The combination materially changes scale dynamics in branded condiments & sauces: the real value comes from distribution densification and SKU rationalization rather than headline revenue. Expect low single-digit percentage improvements in gross margin from optimized raw-material purchasing and factory footprint consolidation, and a larger 200–400bp EBITDA uplift from SG&A and route-to-retailer savings if integration is executed cleanly within 24–36 months. Second-order winners will be regional co-packers, spice/ingredient distributors and private-label manufacturers who can win contracts as the combined company rationalizes SKUs; losers will be mid‑cap branded peers that lack the bargaining leverage to preserve shelf space. Retail customers (national grocers and e-commerce platforms) will extract short-term promotional and slotting concessions, pressuring near-term top-line and masking early synergy capture.
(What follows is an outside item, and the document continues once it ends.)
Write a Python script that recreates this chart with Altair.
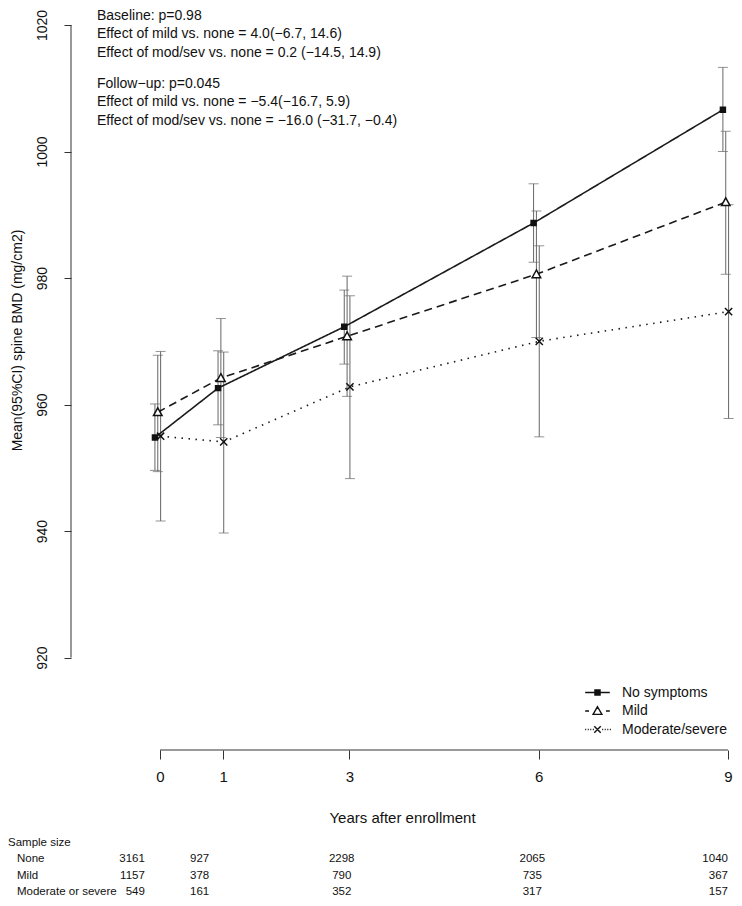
import altair as alt
import pandas as pd

# ---------------- data ----------------
years = [0, 1, 3, 6, 9]
groups = ["No symptoms", "Mild", "Moderate/severe"]

none_mean = [954.8, 962.6, 972.3, 988.7, 1006.6]
none_lo = [949.6, 956.8, 966.4, 982.5, 1000.0]
none_hi = [960.1, 968.5, 978.1, 994.9, 1013.3]

mild_mean = [958.8, 964.2, 970.8, 980.6, 992.0]
mild_lo = [949.4, 954.8, 961.3, 970.6, 980.6]
mild_hi = [967.8, 973.6, 980.3, 990.6, 1003.2]

mod_mean = [955.0, 954.1, 962.8, 970.0, 974.7]
mod_lo = [941.6, 939.7, 948.3, 954.9, 957.8]
mod_hi = [968.4, 968.3, 977.2, 985.1, 991.6]

n_none = [3161, 927, 2298, 2065, 1040]
n_mild = [1157, 378, 790, 735, 367]
n_mod = [549, 161, 352, 317, 157]
table_rows = ["None", "Mild", "Moderate or severe"]

y_ticks = [920, 940, 960, 980, 1000, 1020]

anno_baseline = [
    "Baseline: p=0.98",
    "Effect of mild vs. none = 4.0(\u22126.7, 14.6)",
    "Effect of mod/sev vs. none = 0.2 (\u221214.5, 14.9)",
]
anno_followup = [
    "Follow\u2212up: p=0.045",
    "Effect of mild vs. none = \u22125.4(\u221216.7, 5.9)",
    "Effect of mod/sev vs. none = \u221216.0 (\u221231.7, \u22120.4)",
]

# ---------------- layout / style ----------------
FONT = "Liberation Sans, Arial, sans-serif"
W, H = 662, 725
TOP = 17
X_DOM = [-1.41, 9.08]
Y_DOM = [905.4, 1020]
offsets = {"No symptoms": -0.08, "Mild": -0.035, "Moderate/severe": 0.01}
# table column anchors (years) and alignment
col_pos = [-0.24, 0.78, 2.88, 5.90, 9.0]
col_align = ["right", "right", "center", "center", "right"]

rows = []
for g, m, lo, hi in [
    ("No symptoms", none_mean, none_lo, none_hi),
    ("Mild", mild_mean, mild_lo, mild_hi),
    ("Moderate/severe", mod_mean, mod_lo, mod_hi),
]:
    for i, yr in enumerate(years):
        rows.append(dict(group=g, year=yr, xpos=yr + offsets[g], mean=m[i], lo=lo[i], hi=hi[i]))
df = pd.DataFrame(rows)

xs = alt.Scale(domain=X_DOM, nice=False, zero=False)
ys = alt.Scale(domain=Y_DOM, nice=False, zero=False)

x_axis = alt.Axis(
    values=years, format="d", domain=False, grid=False, tickSize=9, tickColor="#333",
    labelFont=FONT, labelFontSize=15, labelColor="#111", labelPadding=10,
    title="Years after enrollment", titleFont=FONT, titleFontSize=15,
    titleFontWeight="normal", titleColor="#111", titlePadding=26,
)
y_axis = alt.Axis(
    values=y_ticks, format="d", domain=False, grid=False, tickSize=7, tickColor="#333",
    labelFont=FONT, labelFontSize=14, labelColor="#111", labelAngle=-90,
    labelAlign="center", labelBaseline="bottom", labelPadding=15,
    title="Mean(95%CI) spine BMD (mg/cm2)", titleFont=FONT, titleFontSize=14,
    titleFontWeight="normal", titleColor="#111", titleAngle=-90,
    titleAlign="center", titleBaseline="middle", titleX=-54, titleY=315,
)

base = alt.Chart(df)

errbars = base.mark_rule(color="#666", strokeWidth=1).encode(
    x=alt.X("xpos:Q", scale=xs, axis=x_axis),
    y=alt.Y("lo:Q", scale=ys, axis=y_axis),
    y2="hi:Q",
)
cap_lo = base.mark_tick(orient="horizontal", size=10, thickness=1, color="#666").encode(
    x=alt.X("xpos:Q", scale=xs), y=alt.Y("lo:Q", scale=ys)
)
cap_hi = base.mark_tick(orient="horizontal", size=10, thickness=1, color="#666").encode(
    x=alt.X("xpos:Q", scale=xs), y=alt.Y("hi:Q", scale=ys)
)

lines = base.mark_line(color="#1a1a1a", strokeWidth=1.6).encode(
    x=alt.X("xpos:Q", scale=xs),
    y=alt.Y("mean:Q", scale=ys),
    strokeDash=alt.StrokeDash(
        "group:N",
        scale=alt.Scale(domain=groups, range=[[1, 0], [8, 5], [1.5, 5.5]]),
        legend=None,
    ),
    order="year:Q",
)

pt_shapes = [
    "M-0.55,-0.55H0.55V0.55H-0.55Z",
    "M0,-0.95L0.95,0.75L-0.95,0.75Z",
    "M-0.8,-0.8L0.8,0.8M-0.8,0.8L0.8,-0.8",
]
points = base.mark_point(size=81, strokeWidth=1.5, opacity=1, stroke="#111").encode(
    x=alt.X("xpos:Q", scale=xs),
    y=alt.Y("mean:Q", scale=ys),
    shape=alt.Shape("group:N", scale=alt.Scale(domain=groups, range=pt_shapes), legend=None),
    fill=alt.Fill("group:N", scale=alt.Scale(domain=groups, range=["#111", "white", "white"]), legend=None),
)

# legend symbols: line style + marker drawn as custom paths
dots_l = "".join(f"M{v:.2f},0h0.12" for v in [-1.45, -1.15, -0.85, -0.55])
dots_r = "".join(f"M{v:.2f},0h0.12" for v in [0.55, 0.85, 1.15, 1.45])
leg_shapes = [
    "M-1.45,0H1.45M-0.3,-0.3H0.3V0.3H-0.3ZM-0.3,-0.15H0.3M-0.3,0.15H0.3",
    "M-1.45,0H-1.0M1.0,0H1.45M0,-0.5L0.52,0.4L-0.52,0.4Z",
    dots_l + dots_r + "M-0.38,-0.38L0.38,0.38M-0.38,0.38L0.38,-0.38",
]
legend_layer = base.mark_point(size=289, opacity=0).encode(
    x=alt.X("xpos:Q", scale=xs),
    y=alt.Y("mean:Q", scale=ys),
    shape=alt.Shape(
        "group:N",
        scale=alt.Scale(domain=groups, range=leg_shapes),
        legend=alt.Legend(
            title=None, orient="none", legendX=517, legendY=658,
            labelFont=FONT, labelFontSize=14, labelColor="#111",
            symbolSize=289, symbolStrokeColor="#111", symbolStrokeWidth=1.4,
            symbolFillColor="transparent", symbolOpacity=1,
            labelOffset=15, rowPadding=1.5, padding=0,
        ),
    ),
)

# axis lines R-style (only from first to last tick)
xline = alt.Chart(pd.DataFrame({"a": [years[0]], "b": [years[-1]]})).mark_rule(
    color="#333", strokeWidth=1
).encode(x=alt.X("a:Q", scale=xs), x2="b:Q", y=alt.value(H))
yline = alt.Chart(pd.DataFrame({"a": [y_ticks[0]], "b": [y_ticks[-1]]})).mark_rule(
    color="#333", strokeWidth=1
).encode(y=alt.Y("a:Q", scale=ys), y2="b:Q", x=alt.value(0))

anno1 = alt.Chart(pd.DataFrame({"t": [0]})).mark_text(
    align="left", baseline="top", font=FONT, fontSize=14, color="#111", lineHeight=18.3
).encode(x=alt.value(26), y=alt.value(-16), text=alt.value(anno_baseline))
anno2 = alt.Chart(pd.DataFrame({"t": [0]})).mark_text(
    align="left", baseline="top", font=FONT, fontSize=14, color="#111", lineHeight=18.3
).encode(x=alt.value(26), y=alt.value(52), text=alt.value(anno_followup))

# sample size table
tab = pd.DataFrame({
    "pos": col_pos,
    "align": col_align,
    "txt": [f"{a}\n{b}\n{c}" for a, b, c in zip(n_none, n_mild, n_mod)],
})
TAB_FS = 11.5
TAB_Y = 834
tab_layers = []
for al in ["right", "center"]:
    tab_layers.append(
        alt.Chart(tab[tab["align"] == al]).mark_text(
            align=al, baseline="middle", font=FONT, fontSize=TAB_FS, color="#111",
            lineBreak="\n", lineHeight=16.5,
        ).encode(x=alt.X("pos:Q", scale=xs), y=alt.value(TAB_Y), text="txt:N")
    )
tab_title = alt.Chart(pd.DataFrame({"t": [0]})).mark_text(
    align="left", baseline="middle", font=FONT, fontSize=TAB_FS, color="#111",
).encode(x=alt.value(-63), y=alt.value(TAB_Y - 16.5), text=alt.value("Sample size"))
tab_rows = alt.Chart(pd.DataFrame({"t": ["\n".join(table_rows)]})).mark_text(
    align="left", baseline="middle", font=FONT, fontSize=TAB_FS, color="#111",
    lineBreak="\n", lineHeight=16.5,
).encode(x=alt.value(-54), y=alt.value(TAB_Y), text="t:N")

chart = alt.layer(
    errbars, cap_lo, cap_hi, lines, points, legend_layer, xline, yline, anno1, anno2,
    *tab_layers, tab_title, tab_rows,
).resolve_scale(shape="independent", fill="independent").properties(
    width=W, height=H,
    autosize=alt.AutoSizeParams(type="none"),
    padding={"left": 63, "top": TOP, "right": 1, "bottom": 148},
).configure_view(stroke=None)

chart.save("out.html", embed_options={"renderer": "svg", "actions": False})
Regulatory and execution risk dominate the timeline: expect a multi-jurisdiction review that can force divestitures equivalent to a mid‑single-digit share of pro forma revenues, cutting the synergy pool and creating temporary carve‑out assets that get re‑sold at a discount. Key reversal triggers are (1) forced breakup/divestiture mandates from competition authorities, (2) retailer renegotiations that extend promotional cadence beyond 12 months, and (3) integration slippage that defers targeted SG&A savings past year three. For competitors, this accelerates consolidation pressure — larger rivals with weak innovation pipelines are candidates for defensive M&A or margin compression. Monitor suppliers for margin expansion and logistics providers for tender wins as the combined incumbent re-sources production and centralizes procurement over a 18–36 month horizon.